▶ **MATERIAL**
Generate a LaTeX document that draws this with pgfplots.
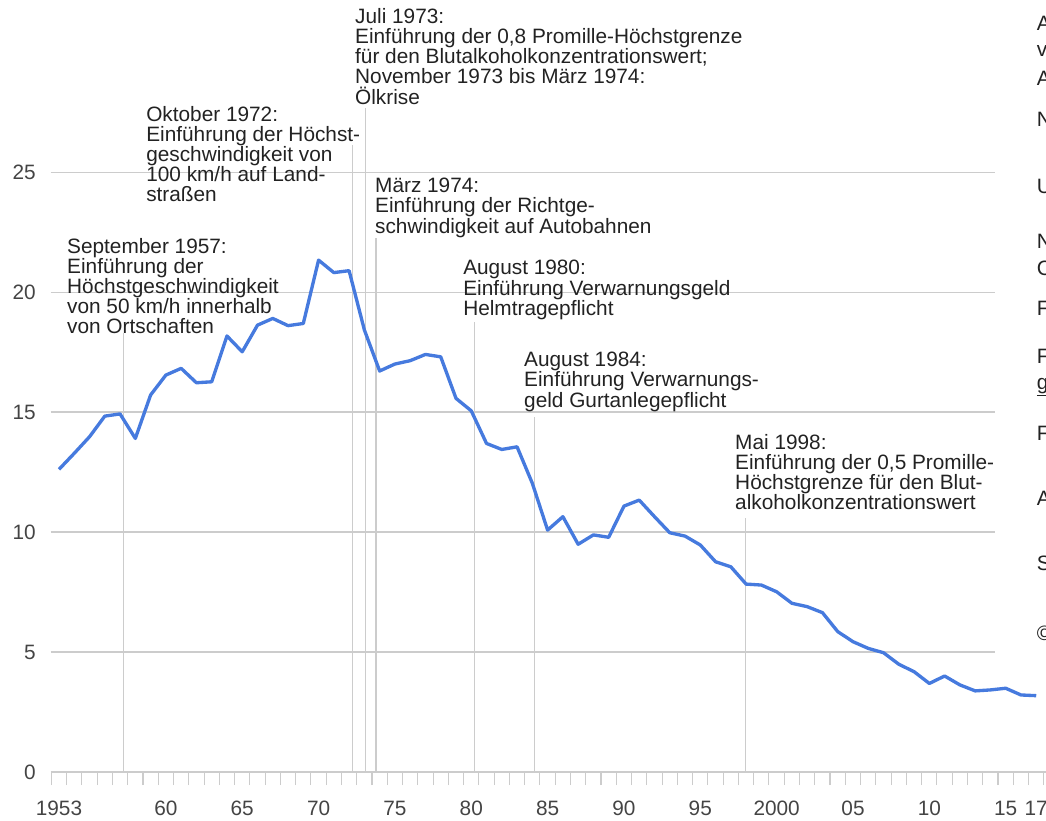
\documentclass[border=0pt]{standalone}
\usepackage{fontspec}
\setmainfont{Liberation Sans}
\usepackage{pgfplots}
\usepackage{pgfplotstable}
\pgfplotsset{compat=1.18}
\definecolor{lineblue}{RGB}{70,122,222}
\definecolor{gridc}{RGB}{204,204,204}
\definecolor{txt}{RGB}{34,34,34}
\definecolor{tickc}{RGB}{68,68,68}
\pgfplotstableread{
year val
1953 12.61
1954 13.28
1955 13.97
1956 14.83
1957 14.92
1958 13.90
1959 15.71
1960 16.54
1961 16.82
1962 16.22
1963 16.26
1964 18.17
1965 17.51
1966 18.62
1967 18.90
1968 18.60
1969 18.69
1970 21.33
1971 20.81
1972 20.89
1973 18.42
1974 16.71
1975 17.00
1976 17.14
1977 17.40
1978 17.30
1979 15.57
1980 15.05
1981 13.69
1982 13.44
1983 13.55
1984 12.03
1985 10.08
1986 10.64
1987 9.49
1988 9.88
1989 9.78
1990 11.08
1991 11.33
1992 10.64
1993 9.97
1994 9.83
1995 9.46
1996 8.76
1997 8.55
1998 7.83
1999 7.79
2000 7.51
2001 7.03
2002 6.89
2003 6.64
2004 5.85
2005 5.43
2006 5.15
2007 4.97
2008 4.49
2009 4.18
2010 3.69
2011 4.00
2012 3.63
2013 3.38
2014 3.42
2015 3.49
2016 3.21
2017 3.18
}\datatable
\begin{document}
\begin{tikzpicture}
\begin{axis}[
  at={(0,0)}, anchor=south west,
  scale only axis,
  width=746.55pt, height=579pt,
  xmin=1952.95, xmax=2018.14,
  ymin=0, ymax=32.17,
  axis line style={draw=none},
  clip=false,
  xtick={1953.5,1960.5,1965.5,1970.5,1975.5,1980.5,1985.5,1990.5,1995.5,2000.5,2005.5,2010.5,2015.5,2017.5},
  xticklabels={1953,60,65,70,75,80,85,90,95,2000,05,10,15,17},
  minor xtick={1953,1954,...,2018},
  ytick={0,5,10,15,20,25},
  tick align=outside,
  xtick pos=left, ytick pos=left,
  major tick length=0pt,
  minor tick length=9.75pt,
  minor tick style={color=gridc, line width=0.8pt},
  xticklabel style={anchor=base, inner sep=0pt, yshift=-32.6pt, font=\fontsize{15.6}{15}\selectfont, text=tickc},
  yticklabel style={anchor=east, inner sep=0pt, xshift=-11pt, font=\fontsize{15.6}{15}\selectfont, text=tickc},
  /pgf/number format/assume math mode=true,
]
% gridlines
\pgfplotsinvokeforeach{5,10,15,20,25}{
  \draw[gridc, line width=0.8pt] (axis cs:1952.95,#1) -- (axis cs:2014.8,#1);
}
\draw[gridc, line width=0.8pt] (axis cs:1952.95,0) -- (axis cs:2018.14,0);
% event lines
\draw[gridc, line width=0.8pt] (axis cs:1957.70,0) -- (axis cs:1957.70,18.29);
\draw[gridc, line width=0.8pt] (axis cs:1972.75,0) -- (axis cs:1972.75,26.12);
\draw[gridc, line width=0.8pt] (axis cs:1973.60,0) -- (axis cs:1973.60,27.67);
\draw[gridc, line width=0.8pt] (axis cs:1974.26,0) -- (axis cs:1974.26,22.25);
\draw[gridc, line width=0.8pt] (axis cs:1980.74,0) -- (axis cs:1980.74,18.75);
\draw[gridc, line width=0.8pt] (axis cs:1984.67,0) -- (axis cs:1984.67,14.79);
\draw[gridc, line width=0.8pt] (axis cs:1998.49,0) -- (axis cs:1998.49,10.58);
% data
\addplot[lineblue, line width=2.5pt, line join=round, mark=none]
  table[x expr=\thisrow{year}+0.5, y=val] {\datatable};
% annotations
\tikzset{ann/.style={anchor=north west, inner sep=0pt, align=left, text=txt, font=\fontsize{15.6}{15.1}\selectfont}}
\node[ann] at (axis cs:1954.02,22.25) {September 1957:\\Einführung der\\Höchstgeschwindigkeit\\von 50 km/h innerhalb\\von Ortschaften};
\node[ann] at (axis cs:1959.20,27.75) {Oktober 1972:\\Einführung der Höchst-\\geschwindigkeit von\\100 km/h auf Land-\\straßen};
\node[ann] at (axis cs:1972.88,31.83) {Juli 1973:\\Einführung der 0,8 Promille-Höchstgrenze\\für den Blutalkoholkonzentrationswert;\\November 1973 bis März 1974:\\Ölkrise};
\node[ann] at (axis cs:1974.19,24.75) {März 1974:\\Einführung der Richtge-\\schwindigkeit auf Autobahnen};
\node[ann] at (axis cs:1979.96,21.33) {August 1980:\\Einführung Verwarnungsgeld\\Helmtragepflicht};
\node[ann] at (axis cs:1983.95,17.50) {August 1984:\\Einführung Verwarnungs-\\geld Gurtanlegepflicht};
\node[ann] at (axis cs:1997.77,14.08) {Mai 1998:\\Einführung der 0,5 Promille-\\Höchstgrenze für den Blut-\\alkoholkonzentrationswert};
% cropped side text (cut at the right edge, as in the reference)
\tikzset{side/.style={anchor=base west, inner sep=0pt, text=txt, font=\fontsize{15.6}{15}\selectfont}}
\node[side] at (axis cs:2017.52,30.917) {A};
\node[side] at (axis cs:2017.52,29.833) {v};
\node[side] at (axis cs:2017.52,28.625) {A};
\node[side] at (axis cs:2017.52,26.917) {N};
\node[side] at (axis cs:2017.52,24.125) {U};
\node[side] at (axis cs:2017.52,21.833) {N};
\node[side] at (axis cs:2017.52,20.708) {C};
\node[side] at (axis cs:2017.52,19.042) {F};
\node[side] at (axis cs:2017.52,17.042) {F};
\node[side] at (axis cs:2017.52,15.958) {\underline{g}};
\node[side] at (axis cs:2017.52,13.833) {F};
\node[side] at (axis cs:2017.52,11.125) {A};
\node[side] at (axis cs:2017.52,8.417) {S};
\node[side] at (axis cs:2017.52,5.5) {©};
\end{axis}
\pgfresetboundingbox
\path[use as bounding box] (-37.95pt,-36.75pt) rectangle (746.55pt,579pt);
\end{tikzpicture}
\end{document}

▶ **WHAT THE TASK ASKS**
Reproduce the whole listing word for word, setting aside any pictures.

▶ **COMPLETED TASK**
Generate a LaTeX document that draws this with pgfplots.
\documentclass[border=0pt]{standalone}
\usepackage{fontspec}
\setmainfont{Liberation Sans}
\usepackage{pgfplots}
\usepackage{pgfplotstable}
\pgfplotsset{compat=1.18}
\definecolor{lineblue}{RGB}{70,122,222}
\definecolor{gridc}{RGB}{204,204,204}
\definecolor{txt}{RGB}{34,34,34}
\definecolor{tickc}{RGB}{68,68,68}
\pgfplotstableread{
year val
1953 12.61
1954 13.28
1955 13.97
1956 14.83
1957 14.92
1958 13.90
1959 15.71
1960 16.54
1961 16.82
1962 16.22
1963 16.26
1964 18.17
1965 17.51
1966 18.62
1967 18.90
1968 18.60
1969 18.69
1970 21.33
1971 20.81
1972 20.89
1973 18.42
1974 16.71
1975 17.00
1976 17.14
1977 17.40
1978 17.30
1979 15.57
1980 15.05
1981 13.69
1982 13.44
1983 13.55
1984 12.03
1985 10.08
1986 10.64
1987 9.49
1988 9.88
1989 9.78
1990 11.08
1991 11.33
1992 10.64
1993 9.97
1994 9.83
1995 9.46
1996 8.76
1997 8.55
1998 7.83
1999 7.79
2000 7.51
2001 7.03
2002 6.89
2003 6.64
2004 5.85
2005 5.43
2006 5.15
2007 4.97
2008 4.49
2009 4.18
2010 3.69
2011 4.00
2012 3.63
2013 3.38
2014 3.42
2015 3.49
2016 3.21
2017 3.18
}\datatable
\begin{document}
\begin{tikzpicture}
\begin{axis}[
  at={(0,0)}, anchor=south west,
  scale only axis,
  width=746.55pt, height=579pt,
  xmin=1952.95, xmax=2018.14,
  ymin=0, ymax=32.17,
  axis line style={draw=none},
  clip=false,
  xtick={1953.5,1960.5,1965.5,1970.5,1975.5,1980.5,1985.5,1990.5,1995.5,2000.5,2005.5,2010.5,2015.5,2017.5},
  xticklabels={1953,60,65,70,75,80,85,90,95,2000,05,10,15,17},
  minor xtick={1953,1954,...,2018},
  ytick={0,5,10,15,20,25},
  tick align=outside,
  xtick pos=left, ytick pos=left,
  major tick length=0pt,
  minor tick length=9.75pt,
  minor tick style={color=gridc, line width=0.8pt},
  xticklabel style={anchor=base, inner sep=0pt, yshift=-32.6pt, font=\fontsize{15.6}{15}\selectfont, text=tickc},
  yticklabel style={anchor=east, inner sep=0pt, xshift=-11pt, font=\fontsize{15.6}{15}\selectfont, text=tickc},
  /pgf/number format/assume math mode=true,
]
% gridlines
\pgfplotsinvokeforeach{5,10,15,20,25}{
  \draw[gridc, line width=0.8pt] (axis cs:1952.95,#1) -- (axis cs:2014.8,#1);
}
\draw[gridc, line width=0.8pt] (axis cs:1952.95,0) -- (axis cs:2018.14,0);
% event lines
\draw[gridc, line width=0.8pt] (axis cs:1957.70,0) -- (axis cs:1957.70,18.29);
\draw[gridc, line width=0.8pt] (axis cs:1972.75,0) -- (axis cs:1972.75,26.12);
\draw[gridc, line width=0.8pt] (axis cs:1973.60,0) -- (axis cs:1973.60,27.67);
\draw[gridc, line width=0.8pt] (axis cs:1974.26,0) -- (axis cs:1974.26,22.25);
\draw[gridc, line width=0.8pt] (axis cs:1980.74,0) -- (axis cs:1980.74,18.75);
\draw[gridc, line width=0.8pt] (axis cs:1984.67,0) -- (axis cs:1984.67,14.79);
\draw[gridc, line width=0.8pt] (axis cs:1998.49,0) -- (axis cs:1998.49,10.58);
% data
\addplot[lineblue, line width=2.5pt, line join=round, mark=none]
  table[x expr=\thisrow{year}+0.5, y=val] {\datatable};
% annotations
\tikzset{ann/.style={anchor=north west, inner sep=0pt, align=left, text=txt, font=\fontsize{15.6}{15.1}\selectfont}}
\node[ann] at (axis cs:1954.02,22.25) {September 1957:\\Einführung der\\Höchstgeschwindigkeit\\von 50 km/h innerhalb\\von Ortschaften};
\node[ann] at (axis cs:1959.20,27.75) {Oktober 1972:\\Einführung der Höchst-\\geschwindigkeit von\\100 km/h auf Land-\\straßen};
\node[ann] at (axis cs:1972.88,31.83) {Juli 1973:\\Einführung der 0,8 Promille-Höchstgrenze\\für den Blutalkoholkonzentrationswert;\\November 1973 bis März 1974:\\Ölkrise};
\node[ann] at (axis cs:1974.19,24.75) {März 1974:\\Einführung der Richtge-\\schwindigkeit auf Autobahnen};
\node[ann] at (axis cs:1979.96,21.33) {August 1980:\\Einführung Verwarnungsgeld\\Helmtragepflicht};
\node[ann] at (axis cs:1983.95,17.50) {August 1984:\\Einführung Verwarnungs-\\geld Gurtanlegepflicht};
\node[ann] at (axis cs:1997.77,14.08) {Mai 1998:\\Einführung der 0,5 Promille-\\Höchstgrenze für den Blut-\\alkoholkonzentrationswert};
% cropped side text (cut at the right edge, as in the reference)
\tikzset{side/.style={anchor=base west, inner sep=0pt, text=txt, font=\fontsize{15.6}{15}\selectfont}}
\node[side] at (axis cs:2017.52,30.917) {A};
\node[side] at (axis cs:2017.52,29.833) {v};
\node[side] at (axis cs:2017.52,28.625) {A};
\node[side] at (axis cs:2017.52,26.917) {N};
\node[side] at (axis cs:2017.52,24.125) {U};
\node[side] at (axis cs:2017.52,21.833) {N};
\node[side] at (axis cs:2017.52,20.708) {C};
\node[side] at (axis cs:2017.52,19.042) {F};
\node[side] at (axis cs:2017.52,17.042) {F};
\node[side] at (axis cs:2017.52,15.958) {\underline{g}};
\node[side] at (axis cs:2017.52,13.833) {F};
\node[side] at (axis cs:2017.52,11.125) {A};
\node[side] at (axis cs:2017.52,8.417) {S};
\node[side] at (axis cs:2017.52,5.5) {©};
\end{axis}
\pgfresetboundingbox
\path[use as bounding box] (-37.95pt,-36.75pt) rectangle (746.55pt,579pt);
\end{tikzpicture}
\end{document}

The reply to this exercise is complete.